If you’re a Dodgers fan, you know the name Tommy Lasorda. An icon of the team, Lasorda coached the Dodgers from 1973 to 1976 when he took over as manager. He managed the Dodgers from 1976 to 1996 and was still a regular sight at Dodger Stadium from then on. He served as their Vice-President, interim General Manager, Senior Vice-President, and Special Advisor to the Chairman. Lasorda was inducted into the National Baseball Hall of Fame as a manager in 1997. On January 7, 2021, he died of a sudden cardiopulmonary arrest.
Hailing from Norristown, Pennsylvania, Lasorda graduated high school in 1944. He signed as an undrafted free agent with the Philadelphia Phillies the next year and began his professional career with the Concord Weavers in the Class D North Carolina State League. However, he put his baseball career on pause to serve in the military. He served on active duty in the Army from October 1945 to the spring of 1947. During his time in the service, Lasorda was stationed at Ft. Meade, Maryland. As a result, he missed out on the 1946 and 1947 seasons.
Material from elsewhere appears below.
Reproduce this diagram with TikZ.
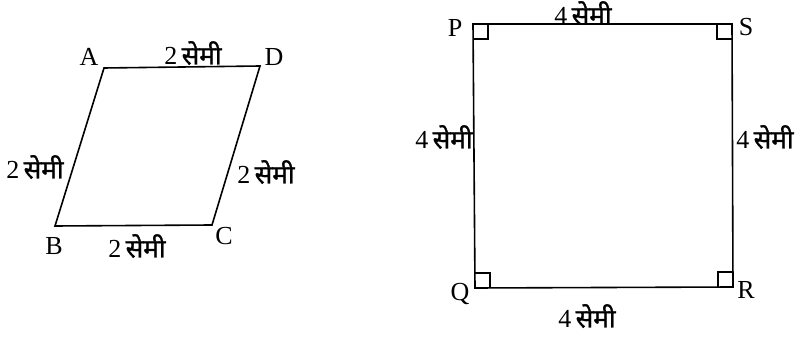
\documentclass[tikz,border=0pt]{standalone}
\usepackage{fontspec}
\setmainfont{Liberation Serif}
\newfontfamily\devfont[Script=Devanagari, FakeBold=1.2]{Noto Sans}
\usetikzlibrary{calc}
\newcommand\sem[1]{#1\,{\devfont सेमी}}

\begin{document}
\begin{tikzpicture}[
  x=0.75pt, y=-0.75pt,
  font=\fontsize{19.5}{22}\selectfont,
  side/.style={line width=1.2pt, line join=miter},
  vlabel/.style={inner sep=0pt},
  len/.style={inner sep=0pt},
  rmark/.style={line width=0.9pt},
]
\useasboundingbox (0,0) rectangle (796,338);

% ---------------- the rhombus ----------------
\coordinate (A) at (104, 68);
\coordinate (D) at (260, 66);
\coordinate (C) at (212, 225);
\coordinate (B) at (55, 226);
\draw[side] (A) -- (D) -- (C) -- (B) -- cycle;
\node[vlabel] (lA) at (89, 57)  {A};
\node[vlabel] (lD) at (274, 57) {D};
\node[vlabel] (lB) at (54, 246) {B};
\node[vlabel] (lC) at (224, 236) {C};
\node[len] (ad) at (193, 53)  {\sem{2}};
\node[len] (ab) at (35, 167)  {\sem{2}};
\node[len] (dc) at (266, 172) {\sem{2}};
\node[len] (bc) at (137, 246) {\sem{2}};

% ---------------- the square ----------------
\coordinate (P) at (473, 24);
\coordinate (S) at (732, 24);
\coordinate (R) at (733, 287);
\coordinate (Q) at (475, 288);
\draw[side] (P) -- (S) -- (R) -- (Q) -- cycle;
\def\rs{15}
\draw[rmark] ($(P)+(\rs,0)$) -- ($(P)+(\rs,\rs)$) -- ($(P)+(0,\rs)$);
\draw[rmark] ($(S)+(-\rs,0)$) -- ($(S)+(-\rs,\rs)$) -- ($(S)+(0,\rs)$);
\draw[rmark] ($(R)+(-\rs,0)$) -- ($(R)+(-\rs,-\rs)$) -- ($(R)+(0,-\rs)$);
\draw[rmark] ($(Q)+(\rs,0)$) -- ($(Q)+(\rs,-\rs)$) -- ($(Q)+(0,-\rs)$);
\node[vlabel] (lP) at (455, 28)  {P};
\node[vlabel] (lS) at (746, 27)  {S};
\node[vlabel] (lQ) at (460, 294) {Q};
\node[vlabel] (lR) at (746, 290) {R};
\node[len] (ps) at (583, 13)  {\sem{4}};
\node[len] (pq) at (444, 137) {\sem{4}};
\node[len] (sr) at (765, 137) {\sem{4}};
\node[len] (qr) at (587, 316) {\sem{4}};

\end{tikzpicture}
\end{document}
Following his Army service, Lasorda returned to baseball. He played for teams like the Schenectady Blue Jays, the Brooklyn Dodgers, the Montreal Royals, the Kansas City Athletics and the New York Yankees. He closed out his playing career in 1960 as the winningest pitcher in the history of the Royals with a record of 107-57. For this, he was inducted into the Canadian Baseball Hall of Fame in 2006.
In 1960, Lasorda was hired as a scout for the Dodgers. He went on to manage in their rookie and minor leagues until 1973. It was then that he was called up to become the third-base coach on the staff of Hall of Fame manager Walter Alston. Though Lasorda was offered several major league managing jobs with other teams, he turned them all down to remain with the Dodgers. In 1976, following Alston’s retirement, Lasorda took up the torch and became the Dodgers manager. During his tenure, he compiled a 1,599-1,439 record as manager, won two World Series championships, four National League pennants, and eight division titles.
Despite officially retiring in 1996, Lasorda managed the U.S. national team at the 2000 Olympics in Sydney and led them to gold. He also coached the 2001 All-Star Game as third-base coach. Lasorda remained active with baseball and the Dodgers scouting, evaluating, and teaching minor league players, advising the Dodgers’ international affiliations, and representing the team in public appearances and speaking engagements. He also visited troops at over 40 military installations around the world and took part in the 2009 USO Goodwill tour for troops in Iraq. “I bleed Dodger blue,” Lasorda famously said, “and when I die, I’m going to the big Dodger in the sky.”